Skype ou téléphone, contre-transfert plutôt maternel ou plutôt paternel, à chacun(e) d’opter pour ce qui permet le mieux de rester analyste.
Le téléphone même avec les patients reçus en face à face, me convient mieux. La technologie de l’image me paraît générer une dimension non souhaitable un mixte de perception, de fantasme et d’hallucinatoire. En apparence nous voyons le patient et celui-ci nous voit : il s’agit je crois, très subtilement, d’une perception falsifiée où l’image en deux dimensions est lisse, sans manque – il s’agit peut-être ici d’une sensibilité personnelle. Au téléphone l’écoute de la seule parole réduit drastiquement l’ensemble sensoriel au profit d’une perception accrue du rythme, du souffle, des hésitations et trébuchements de la voix, des semi-lapsus et répétitions de mots. Notre interlocuteur se cherche au moment où il cherche l’analyste qui se tait, il s’inquiète, imagine la communication rompue, on peut le rassurer par un « mmh… oui… je vous écoute » mais aussi bien radicaliser la fermeté d’un silence assumé – viendra alors peut-être une série associative magnifique, que nous pourrons ponctuer par des interprétations brèves, puis, vers la fin de l’entretien téléphonique, reprendre en une construction d’ensemble.

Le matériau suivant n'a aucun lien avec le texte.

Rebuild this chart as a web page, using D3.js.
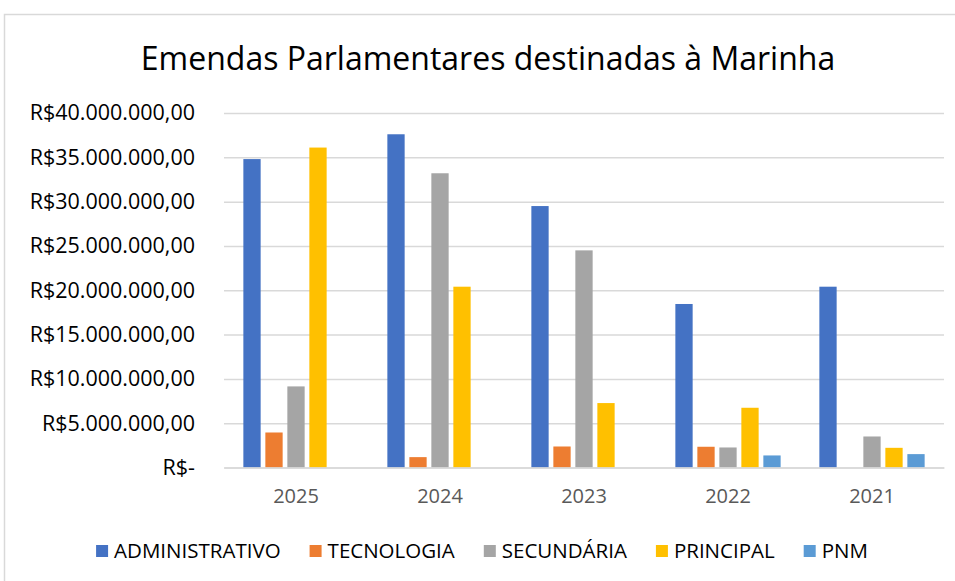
<!DOCTYPE html>
<html>
<head>
<meta charset="utf-8">
<script src="https://cdn.jsdelivr.net/npm/d3@7"></script>
<style>
  body { margin: 0; background: #fff; }
  svg { display: block; font-family: "Open Sans", sans-serif; }
</style>
</head>
<body>
<div class="chart"></div>
<script>
// Data (values in R$)
var years = ["2025", "2024", "2023", "2022", "2021"];
var seriesNames = ["ADMINISTRATIVO", "TECNOLOGIA", "SECUNDÁRIA", "PRINCIPAL", "PNM"];
var seriesColors = ["#4472C4", "#ED7D31", "#A5A5A5", "#FFC000", "#5B9BD5"];

var administrativo = [34800000, 37600000, 29500000, 18450000, 20400000];
var tecnologia = [3950000, 1170000, 2370000, 2340000, 0];
var secundaria = [9150000, 33200000, 24500000, 2260000, 3500000];
var principal = [36100000, 20400000, 7270000, 6740000, 2220000];
var pnm = [0, 0, 0, 1360000, 1510000];

var yTicks = [0, 5000000, 10000000, 15000000, 20000000, 25000000, 30000000, 35000000, 40000000];

var seriesValues = [administrativo, tecnologia, secundaria, principal, pnm];

var svgWidth = 955;
var svgHeight = 581;
var margin = { top: 113, right: 11, bottom: 113.5, left: 224 };
var width = svgWidth - margin.left - margin.right;
var height = svgHeight - margin.top - margin.bottom;

var svg = d3
    .select(".chart")
    .append("svg")
    .attr("width", svgWidth)
    .attr("height", svgHeight);

// chart area border
svg.append("rect")
    .attr("x", 4.5)
    .attr("y", 14.5)
    .attr("width", 980)
    .attr("height", 600)
    .attr("fill", "#fff")
    .attr("stroke", "#D9D9D9")
    .attr("stroke-width", 1.5);

// title
svg.append("text")
    .attr("x", 488)
    .attr("y", 70)
    .attr("text-anchor", "middle")
    .style("font-size", "32px")
    .style("fill", "#000")
    .text("Emendas Parlamentares destinadas à Marinha");

var chart = svg.append("g")
    .attr("transform", "translate(" + margin.left + "," + margin.top + ")");

// Scales
var x0 = d3.scaleBand().domain(years).range([0, width]);
var x1 = d3.scaleBand()
    .domain(seriesNames)
    .range([0, x0.bandwidth()])
    .paddingInner(0.214)
    .paddingOuter(0.88);
var y = d3.scaleLinear().domain([0, 40000000]).range([height, 0]);

var ptBR = d3.formatLocale({
    decimal: ",",
    thousands: ".",
    grouping: [3],
    currency: ["R$", ""]
});
var money = ptBR.format("$,.2f");

// gridlines
chart.append("g")
    .attr("class", "grid")
    .call(d3.axisLeft(y).tickValues(yTicks).tickSize(-width).tickFormat(""))
    .call(function (g) { g.select(".domain").remove(); })
    .selectAll("line")
    .attr("stroke", "#D9D9D9")
    .attr("stroke-width", 1.5);

// y-axis labels
chart.append("g")
    .attr("class", "y-axis")
    .attr("transform", "translate(-29,0)")
    .call(d3.axisLeft(y).tickValues(yTicks).tickSize(0).tickPadding(0)
        .tickFormat(function (d) { return d === 0 ? "R$-" : money(d); }))
    .call(function (g) { g.select(".domain").remove(); })
    .selectAll("text")
    .style("font-family", "Open Sans, sans-serif")
    .style("font-size", "21.5px")
    .style("fill", "#000");

// bars
var groups = chart.selectAll(".year")
    .data(years)
    .enter()
    .append("g")
    .attr("class", "year")
    .attr("transform", function (d) { return "translate(" + x0(d) + ",0)"; });

groups.selectAll("rect")
    .data(function (d, i) {
        return seriesNames.map(function (s, j) {
            return { name: s, value: seriesValues[j][i], color: seriesColors[j] };
        });
    })
    .enter()
    .append("rect")
    .attr("x", function (d) { return x1(d.name); })
    .attr("width", x1.bandwidth())
    .attr("y", function (d) { return y(d.value); })
    .attr("height", function (d) { return height - y(d.value); })
    .attr("fill", function (d) { return d.color; });

// x-axis
chart.append("g")
    .attr("class", "x-axis")
    .attr("transform", "translate(0," + height + ")")
    .call(d3.axisBottom(x0).tickSize(0).tickPadding(21))
    .call(function (g) {
        g.select(".domain").attr("stroke", "#D9D9D9").attr("stroke-width", 1.5);
    })
    .selectAll("text")
    .style("font-family", "Open Sans, sans-serif")
    .style("font-size", "20px")
    .style("fill", "#595959");

// legend
var legend = svg.append("g").attr("class", "legend");
var lx = 0;
seriesNames.forEach(function (name, i) {
    var item = legend.append("g").attr("transform", "translate(" + lx + ",0)");
    item.append("rect")
        .attr("x", 0)
        .attr("y", -13)
        .attr("width", 12)
        .attr("height", 12)
        .attr("fill", seriesColors[i]);
    var t = item.append("text")
        .attr("x", 18)
        .attr("y", 0)
        .style("font-size", "20.5px")
        .style("fill", "#000")
        .text(name);
    lx += 18 + t.node().getComputedTextLength() + 29;
});
var legendWidth = lx - 29;
legend.attr("transform", "translate(" + (482 - legendWidth / 2) + ",558)");
</script>
</body>
</html>
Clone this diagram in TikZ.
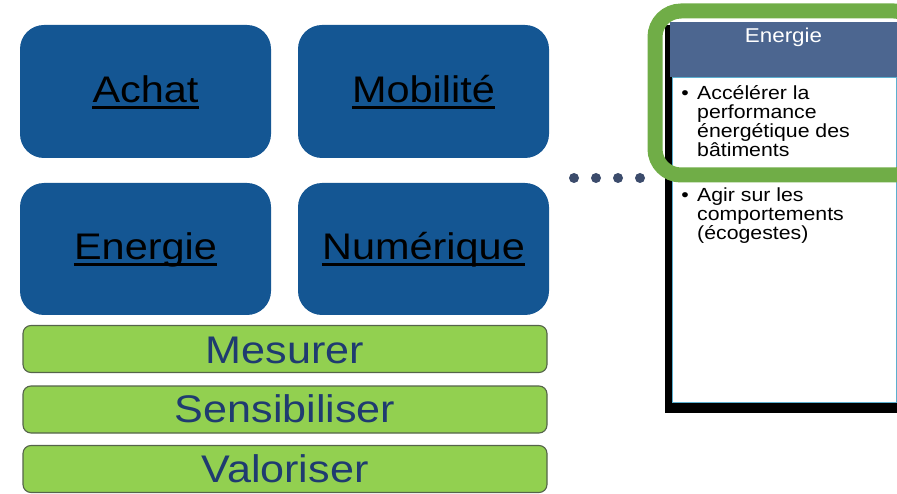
\documentclass[tikz,border=0pt]{standalone}
\usepackage{fontspec}
\setmainfont{Liberation Sans}[FakeStretch=1.12]

\definecolor{boxblue}{HTML}{145693}
\definecolor{barfill}{HTML}{92D050}
\definecolor{barline}{HTML}{55644A}
\definecolor{bartext}{HTML}{1F3B70}
\definecolor{headblue}{HTML}{4C6690}
\definecolor{ringgreen}{HTML}{70AD47}
\definecolor{dotblue}{HTML}{3C4C6C}
\definecolor{bodyline}{HTML}{5BB0D0}

\tikzset{
  theme/.style={rectangle, rounded corners=24pt, fill=boxblue,
    minimum width=251pt, minimum height=133pt, inner sep=0pt},
  themetext/.style={anchor=base, inner sep=0pt, text=black,
    font=\fontsize{37}{40}\selectfont},
  uline/.style={black, line width=2.6pt},
  bar/.style={rectangle, rounded corners=8pt, fill=barfill, draw=barline,
    line width=1.1pt, minimum width=524pt, minimum height=47pt, inner sep=0pt},
  bartxt/.style={anchor=base, inner sep=0pt, text=bartext,
    font=\fontsize{38.5}{40}\selectfont},
  bullettxt/.style={anchor=base west, inner sep=0pt, align=left,
    font=\fontsize{19}{19}\selectfont},
  bulletmark/.style={anchor=base, inner sep=0pt,
    font=\fontsize{19}{19}\selectfont},
  dot/.style={circle, fill=dotblue, minimum size=10pt, inner sep=0pt},
}

\begin{document}
\begin{tikzpicture}[x=1pt,y=-1pt]
\useasboundingbox (0,0) rectangle (897,494);

% theme tiles
\node[theme] (achat) at (145.5,91.5) {};
\node[theme] (mobil) at (423.5,91.5) {};
\node[theme, minimum height=132pt] (energ) at (145.5,249) {};
\node[theme, minimum height=132pt] (numer) at (423.5,249) {};

\node[themetext] (achatT) at (145.5,103) {Achat};
\node[themetext] (mobilT) at (423.5,103) {Mobilité};
\node[themetext] (energT) at (145.5,260) {Energie};
\node[themetext] (numerT) at (423.5,260) {Numérique};
\foreach \t in {achatT,mobilT,energT,numerT}
  \draw[uline] ([yshift=-4.5pt]\t.base west) -- ([yshift=-4.5pt]\t.base east);

% cross-cutting actions
\node[bar] (mes) at (285,349) {};
\node[bar] (sen) at (285,409.5) {};
\node[bar] (val) at (285,469) {};
\node[bartxt] at (285,363) {Mesurer};
\node[bartxt] at (285,422) {Sensibiliser};
\node[bartxt] at (285,482) {Valoriser};

% detail card
\fill[black] (665,25) rectangle (897,413);
\fill[headblue] (670,22) rectangle (897,77);
\draw[bodyline, fill=white, line width=0.9pt] (672,77) rectangle (896,402);
\node[anchor=base, inner sep=0pt, text=white, font=\fontsize{20}{20}\selectfont]
  (head) at (783.5,43) {Energie};

% bullet lists (the base anchor of a multi-line node sits on its last line)
\node[bulletmark] (m1) at (685,100) {•};
\node[bullettxt] (t1) at (697,157) {Accélérer la\\performance\\énergétique des\\bâtiments};
\node[bulletmark] (m2) at (685,202) {•};
\node[bullettxt] (t2) at (697,240) {Agir sur les\\comportements\\(écogestes)};

% highlight ring
\draw[ringgreen, line width=15pt, rounded corners=26pt] (655,11) rectangle (920,175);

% ellipsis dots
\foreach \x/\n in {574/d1,596/d2,618/d3,640/d4}
  \node[dot] (\n) at (\x,178) {};
\end{tikzpicture}
\end{document}
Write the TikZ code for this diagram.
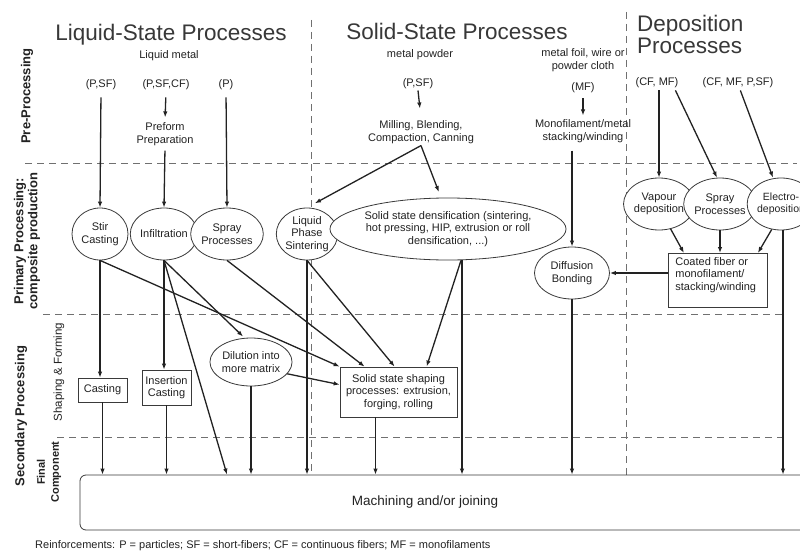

Deux parasitages : avec skype il y a risque que chacun construise son personnage vu par l’autre comme s’il s’agissait d’un film (c’est une forme de séduction et de défense), avec le téléphone, la voix caresse trop l’oreille (c’est une autre forme de séduction et de défense). Mais, après tout il s’agit très classiquement dans les deux cas de trouver la bonne distance.
On reviendrait au premier paradigme freudien des névroses post-traumatiques, « actuelles » et d’angoisse. En effet dans ces pathologies l’excès de refoulement mêlé à des clivages produit un vécu de déréalisation que l’analyse à distance, mais aussi l’anxiété générée par la menace sanitaire et le confinement, peuvent accroitre, tout ceci dans un contexte socio-historique où les sujets ont du mal à distinguer le vrai du faux (fake news, complotisme) comme le réel de l’irréel (empire de la fiction et d’internet). D’où l’urgence à attester de notre présence mais aussi de notre fonction spécifique d’analystes, en persistant à interpréter en nous en tenant au minimum nécessaire de réflexion commune sur le contexte. L’analyse à distance produit un trauma, à la fois par dénutrition sensorielle et par séduction afférente à la perturbation des règles habituelles. Les conséquences sont difficiles à anticiper et ne pourront être évaluées qu’après-coup, on peut néanmoins estimer que l’analyse reste possible, l’asymétrie ne disparaît pas, la distance perturbée induit des effets utilisables – chez le psychanalyste par exemple un sens accru de la nécessité de parler depuis un lieu autre que celui de l’objet transféré, voix terrifiante d’un père ou séductrice d’une mère : parler par téléphone ou skype sollicite de bien poser sa voix et de rendre sensible au patient que c’est l’ « interprète » qui s’adresse à lui. Souvenons nous que Green disait que le cadre psychique interne de l’analyste est la condition pour que les règles pratiques du dispositif soient efficientes. En ce sens notre désir qu’il y ait analyse est indistinct d’une éthique, nous pouvons créer de la situation analysante malgré, avec, grâce à un état de fait qui ne s’y prête pas bien a priori.